Attenborough was carrying the epic torch brandished by David Lean, his first director, but without the spectacular visual acuity and understanding of obsessive personalities that elevated Lean’s The Bridge on the River Kwai and Lawrence of Arabia to greatness. Lean was the movie poet, Attenborough the conscientious craftsman. And when deprived of Important Issues like war and death, he often stumbled. His film of A Chorus Line (1985) captured none of the original musical’s urgency; his 1992 Chaplin, despite an impressive performance by Robert Downey Jr., was a bloated catalog of the silent clown’s misfortunes with young women. Only the 1993 Shadowlands, with Anthony Hopkins as writer C.S. Lewis and Debra Winger as the American poet he loves and tends through illness, found a pleasing balance of tone and emotional texture, of heart and ache.
(READ: Richard Corliss on Debra Winger in Attenborough’s Shadowlands)
No question, the man’s life was blessed and lucky. The Queen made him a knight in 1976 and a baron in 1993, which earned him a seat in the House of Lords (Labour, of course). And in 1952, as part of the original West End cast of Agatha Christie’s The Mousetrap, he received a share of the profits of that play, still running in its 62nd year; he used what was left of that annuity to help finance Gandhi. But fate had some heartache in store. Attenborough’s eldest daughter, Jane, along with her daughter and mother-in-law, perished in the South Asian tsunami of Christmas 2004. Years later he said, “I can talk to people about Jane now, although sometimes I can’t get the words out. I can also see her. I can feel her touch. I can hear her coming into a room.”

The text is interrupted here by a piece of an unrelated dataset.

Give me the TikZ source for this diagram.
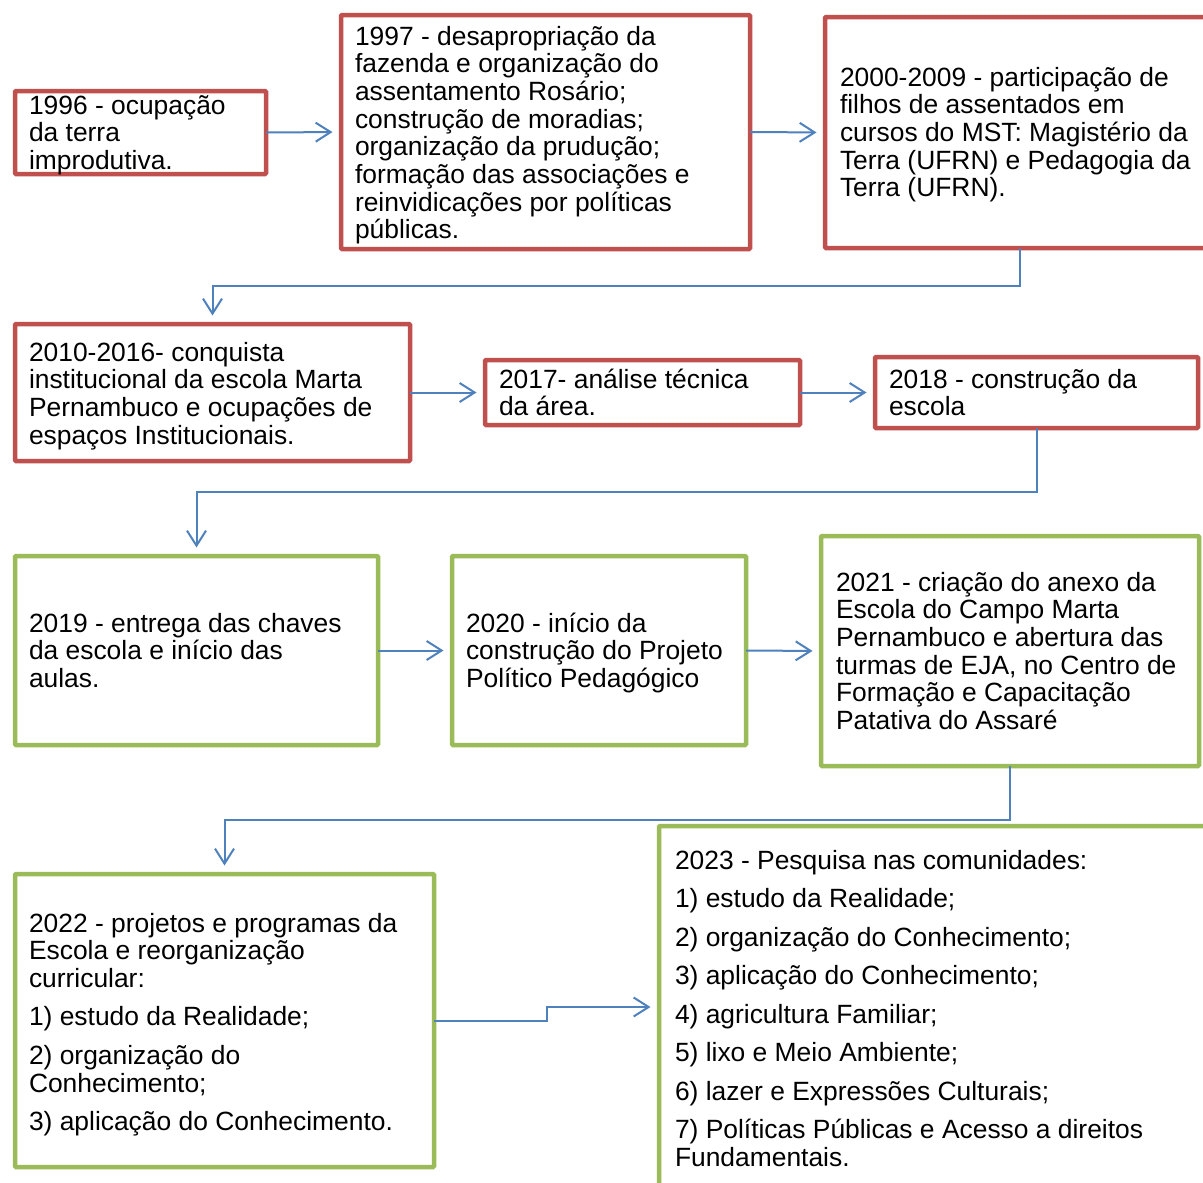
\documentclass[tikz,border=0pt]{standalone}
\usepackage{fontspec}
\setmainfont{Liberation Sans}
\usetikzlibrary{arrows.meta,fit,calc}
\definecolor{boxred}{HTML}{C0504D}
\definecolor{boxgreen}{HTML}{9BBB59}
\definecolor{linkblue}{HTML}{4F81BD}
\tikzset{
  boxbase/.style={draw, line width=4.5pt, inner sep=0pt, outer sep=0pt, rounded corners=1pt, fill=white},
  redbox/.style={boxbase, draw=boxred},
  greenbox/.style={boxbase, draw=boxgreen},
  % anchor = baseline of the LAST line of the text
  txt/.style={inner sep=0pt, outer sep=0pt, anchor=base west, align=left, text=black,
    font=\fontsize{26.4}{27.7}\selectfont},
  conn/.style={draw=linkblue, line width=2pt, shorten >=8.5pt,
    -{Straight Barb[length=15pt,width=19pt,line width=2pt]}},
}
\begin{document}
\begin{tikzpicture}[x=1pt,y=-1pt]
\useasboundingbox (0,0) rectangle (1203,1183);
\clip (0,0) rectangle (1203,1183);
\fill[white] (0,0) rectangle (1203,1183);

% boxes
\node[redbox, fit={(15,91) (266,174)}] (b1) {};
\node[redbox, fit={(341,15) (750,249)}] (b2) {};
\node[redbox, fit={(825,17) (1215,248)}] (b3) {};
\node[redbox, fit={(15,324) (410,461)}] (b4) {};
\node[redbox, fit={(485,360) (800,425)}] (b5) {};
\node[redbox, fit={(875,357) (1198,428)}] (b6) {};
\node[greenbox, fit={(15,556) (378,745)}] (b7) {};
\node[greenbox, fit={(452,556) (746,745)}] (b8) {};
\node[greenbox, fit={(821,536) (1199,766)}] (b9) {};
\node[greenbox, fit={(15,874) (434,1167)}] (b10) {};
\node[greenbox, fit={(659,826) (1215,1188)}] (b11) {};

% texts (placed by the baseline of their last line)
\node[txt] (t1) at (29,169.4) {1996 - ocupação\\da terra\\improdutiva.};
\node[txt] (t2) at (355,238.9) {1997 - desapropriação da\\fazenda e organização do\\assentamento Rosário;\\construção de moradias;\\organização da prudução;\\formação das associações e\\reinvidicações por políticas\\públicas.};
\node[txt] (t3) at (840,196.8) {2000-2009 - participação de\\filhos de assentados em\\cursos do MST: Magistério da\\Terra (UFRN) e Pedagogia da\\Terra (UFRN).};
\node[txt] (t4) at (29,444.1) {2010-2016- conquista\\institucional da escola Marta\\Pernambuco e ocupações de\\espaços Institucionais.};
\node[txt] (t5) at (499,415.7) {2017- análise técnica\\da área.};
\node[txt] (t6) at (889,415.7) {2018 - construção da\\escola};
\node[txt] (t7) at (29,687.4) {2019 - entrega das chaves\\da escola e início das\\aulas.};
\node[txt] (t8) at (466,687.4) {2020 - início da\\construção do Projeto\\Político Pedagógico};
\node[txt] (t9) at (836,729.5) {2021 - criação do anexo da\\Escola do Campo Marta\\Pernambuco e abertura das\\turmas de EJA, no Centro de\\Formação e Capacitação\\Patativa do Assaré};
\node[txt] (t10) at (29,1130.6) {2022 - projetos e programas da\\Escola e reorganização\\curricular:\\[10.8pt]1) estudo da Realidade;\\[10.8pt]2) organização do\\Conhecimento;\\[10.8pt]3) aplicação do Conhecimento.};
\node[txt] (t11) at (675,1166.2) {2023 - Pesquisa nas comunidades:\\[10.8pt]1) estudo da Realidade;\\[10.8pt]2) organização do Conhecimento;\\[10.8pt]3) aplicação do Conhecimento;\\[10.8pt]4) agricultura Familiar;\\[10.8pt]5) lixo e Meio Ambiente;\\[10.8pt]6) lazer e Expressões Culturais;\\[10.8pt]7) Políticas Públicas e Acesso a direitos\\Fundamentais.};

% connectors
\draw[conn] (b1.east) -- (b2.west);
\draw[conn] (b2.east) -- (b3.west);
\draw[conn] (b3.south) |- ($(b3.south)!.5!(b4.north)$) -| (b4.north);
\draw[conn] (b4.east) -- (b5.west);
\draw[conn] (b5.east) -- (b6.west);
\draw[conn] (b6.south) |- ($(b6.south)!.5!(b7.north)$) -| (b7.north);
\draw[conn] (b7.east) -- (b8.west);
\draw[conn] (b8.east) -- (b9.west);
\draw[conn] (b9.south) |- ($(b9.south)!.5!(b10.north)$) -| (b10.north);
\draw[conn] (b10.east) -| ($(b10.east)!.5!(b11.west)$) |- (b11.west);
\end{tikzpicture}
\end{document}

Attenborough’s co-star in both The Mousetrap and The Guinea Pig was Sheila Sim, his wife since 1945. In 2012, after being diagnosed with senile dementia, she took residence in Denville Hall, the actors’ home that she and her husband had helped establish. Attenborough, who had outlived a stroke and coma in recent years but was severely incapacitated, moved into Denville Hall with his bride of 69 years.
Sim, now 92, survives Attenborough in the shadowlands. As for Lord Dickie, he may be charming a whole new stratum of celebrities. We imagine him rounding up a celestial cast for some new superproduction — but only if they want to. “Entirely up to you, darlings.”